I Could NOT Be The Mother I Wanted To Be- Coping With Post Partum Depression

It was only much later after the birth of my daughter, did I realize that I wasn’t going nuts. I was, in fact, battling a common but less spoken about the phenomenon that many mothers experience, known as Postpartum Depression.

As a new mother, my life had turned its face around. While my body was screaming for rest after childbirth, tending to a baby as a new mother allowed me very little of it. I was sleep deprived and severely exhausted. I had with me, the most beautiful baby and a very supportive spouse, but all I could feel was anxiety, worry, guilt and sadness. I had intrusive and disturbing thoughts of my baby getting hurt, I had trouble forming an emotional attachment with my baby, and I was guilt ridden that I could not be the mother I’d want to be.

If you are reading this article, you probably are experiencing some of these symptoms and feeling as hopeless or anxious as I was, but I’d like to assure you that you are not alone. This is not your fault, and it is most likely a chemical imbalance that comes with childbirth and the physical toll of motherhood. You never asked for these feelings or thoughts, and most importantly know that they are temporary.

1 in every 5 women battle different levels of severity in postpartum depression. Many aren’t aware that this is passing and treatable. Many moms who go through this think they’re losing it like how I did. However if we make ourselves aware of this disorder and reach out to a good counselor, there is light at the end of this tunnel sooner than we ever thought!

 

How I overcame Postpartum Depression

Find a safe place to share and a support network : The first step in my recovery journey was to realize that these feelings and thoughts were not just exclusive to me. That I was not alone. When I became a part of a group for postpartum depression support online, I was surprised to learn that there were so many mothers who were going through this and many survivor moms who shared their stories. Finding a safe place to share and knowing that I wasn’t alone in this, set me on my road to healing. I felt stronger and more a part of a network that spoke the same language.

Speak to your spouse / parent or a trusted friend : If you do have an understanding spouse, parent or friend – speak to him or her. Getting things off your chest and being understood by a family member or a good friend can sometimes work wonders with any mental health issue you may be facing. It can help with the guilt, the feeling of you battling this alone, and of course with getting some extra support through your journey of recovery.
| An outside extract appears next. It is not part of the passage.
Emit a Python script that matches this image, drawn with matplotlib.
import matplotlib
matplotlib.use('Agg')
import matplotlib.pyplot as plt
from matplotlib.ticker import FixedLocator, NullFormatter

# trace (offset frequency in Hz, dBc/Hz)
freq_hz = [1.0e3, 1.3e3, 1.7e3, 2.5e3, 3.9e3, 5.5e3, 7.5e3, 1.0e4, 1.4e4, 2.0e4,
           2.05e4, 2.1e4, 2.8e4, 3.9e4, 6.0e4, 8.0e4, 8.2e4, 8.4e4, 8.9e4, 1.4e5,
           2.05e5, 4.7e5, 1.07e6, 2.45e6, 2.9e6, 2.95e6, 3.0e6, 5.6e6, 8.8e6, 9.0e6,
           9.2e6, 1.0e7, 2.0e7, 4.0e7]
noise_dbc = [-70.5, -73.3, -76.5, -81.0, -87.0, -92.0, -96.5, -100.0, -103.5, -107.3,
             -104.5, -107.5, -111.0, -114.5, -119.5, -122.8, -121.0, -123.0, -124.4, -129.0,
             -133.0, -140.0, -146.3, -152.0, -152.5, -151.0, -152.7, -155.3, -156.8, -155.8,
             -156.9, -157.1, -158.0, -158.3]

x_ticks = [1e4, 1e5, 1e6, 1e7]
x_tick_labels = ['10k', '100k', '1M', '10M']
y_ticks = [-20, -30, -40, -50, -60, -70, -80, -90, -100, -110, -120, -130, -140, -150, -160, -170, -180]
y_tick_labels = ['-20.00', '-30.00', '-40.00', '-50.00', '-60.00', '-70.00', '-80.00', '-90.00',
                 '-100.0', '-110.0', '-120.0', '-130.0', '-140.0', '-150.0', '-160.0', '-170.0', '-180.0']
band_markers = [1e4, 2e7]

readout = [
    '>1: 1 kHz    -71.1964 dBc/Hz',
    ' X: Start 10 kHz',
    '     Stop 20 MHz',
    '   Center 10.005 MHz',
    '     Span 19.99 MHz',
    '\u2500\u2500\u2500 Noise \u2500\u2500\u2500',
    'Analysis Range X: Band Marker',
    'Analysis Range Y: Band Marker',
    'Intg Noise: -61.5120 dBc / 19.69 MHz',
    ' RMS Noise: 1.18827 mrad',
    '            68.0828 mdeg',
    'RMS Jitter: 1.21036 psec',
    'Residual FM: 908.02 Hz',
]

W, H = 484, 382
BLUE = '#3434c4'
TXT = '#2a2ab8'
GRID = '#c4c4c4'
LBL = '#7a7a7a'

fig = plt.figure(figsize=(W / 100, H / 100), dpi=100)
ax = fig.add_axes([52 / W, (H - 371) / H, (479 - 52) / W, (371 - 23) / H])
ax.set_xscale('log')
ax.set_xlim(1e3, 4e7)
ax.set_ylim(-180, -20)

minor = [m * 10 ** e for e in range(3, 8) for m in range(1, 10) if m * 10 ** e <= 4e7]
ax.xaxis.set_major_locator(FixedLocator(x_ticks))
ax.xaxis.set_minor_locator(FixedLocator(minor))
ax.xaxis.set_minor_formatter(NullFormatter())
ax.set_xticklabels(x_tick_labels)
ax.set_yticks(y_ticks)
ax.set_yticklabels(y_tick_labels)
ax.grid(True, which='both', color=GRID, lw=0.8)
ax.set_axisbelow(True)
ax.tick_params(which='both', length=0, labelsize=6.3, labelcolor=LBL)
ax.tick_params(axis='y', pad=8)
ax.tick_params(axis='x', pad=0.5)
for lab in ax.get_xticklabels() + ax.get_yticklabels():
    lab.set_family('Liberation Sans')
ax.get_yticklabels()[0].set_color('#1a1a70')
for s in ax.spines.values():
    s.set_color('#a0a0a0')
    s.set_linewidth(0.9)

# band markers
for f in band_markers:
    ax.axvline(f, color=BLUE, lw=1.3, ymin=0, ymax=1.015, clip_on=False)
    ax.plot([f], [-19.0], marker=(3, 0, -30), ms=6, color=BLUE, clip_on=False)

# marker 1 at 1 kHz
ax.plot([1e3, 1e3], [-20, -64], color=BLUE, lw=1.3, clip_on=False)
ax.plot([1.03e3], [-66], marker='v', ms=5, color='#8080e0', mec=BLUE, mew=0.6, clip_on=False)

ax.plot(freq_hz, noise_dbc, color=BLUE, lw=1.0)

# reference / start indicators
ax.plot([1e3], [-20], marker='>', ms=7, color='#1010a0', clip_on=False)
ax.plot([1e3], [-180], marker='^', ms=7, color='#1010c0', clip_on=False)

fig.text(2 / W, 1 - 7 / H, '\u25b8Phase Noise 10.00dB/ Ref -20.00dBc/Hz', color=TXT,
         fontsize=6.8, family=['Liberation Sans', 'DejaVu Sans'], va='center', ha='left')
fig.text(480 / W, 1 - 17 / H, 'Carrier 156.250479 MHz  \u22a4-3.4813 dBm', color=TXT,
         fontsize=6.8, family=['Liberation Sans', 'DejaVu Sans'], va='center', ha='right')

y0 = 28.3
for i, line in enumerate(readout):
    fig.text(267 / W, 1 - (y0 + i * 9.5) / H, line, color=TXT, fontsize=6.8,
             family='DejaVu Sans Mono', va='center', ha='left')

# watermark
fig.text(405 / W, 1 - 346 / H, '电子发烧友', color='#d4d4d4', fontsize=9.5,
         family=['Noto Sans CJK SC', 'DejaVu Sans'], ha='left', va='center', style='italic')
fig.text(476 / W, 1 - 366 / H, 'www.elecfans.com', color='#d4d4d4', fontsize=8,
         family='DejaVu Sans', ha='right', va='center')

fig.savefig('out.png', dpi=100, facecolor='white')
Join a Yoga class or any fitness regime with community members : Fresh air, sunlight and fitness may not seem like something you can weave into your busy schedule as a new mother. But if you make your mind up to heal soon, even a brisk walk for half an hour with a neighbor while you have your baby looked after by your spouse or someone you trust can do the trick. Getting your body slowly back on track, building strength, and most importantly taking the time to care for your body helps in pushing the depression out of you much faster.

Seek Help : Do not underestimate the effect a good counselor can have on your healing process. Talk it out with a professional and get the right guidance, learn techniques to manage your thoughts and anxieties and more importantly gain a listening ear that doesn’t judge but is there for you to support and handhold you through this difficult phase. A professional counselor can give you all that strength you need to tide over something as crippling as postpartum depression.

Like for me, Postpartum Depression can be soon a thing of the past for anyone. Now, motherhood is all mine to experience – a truly blissful experience.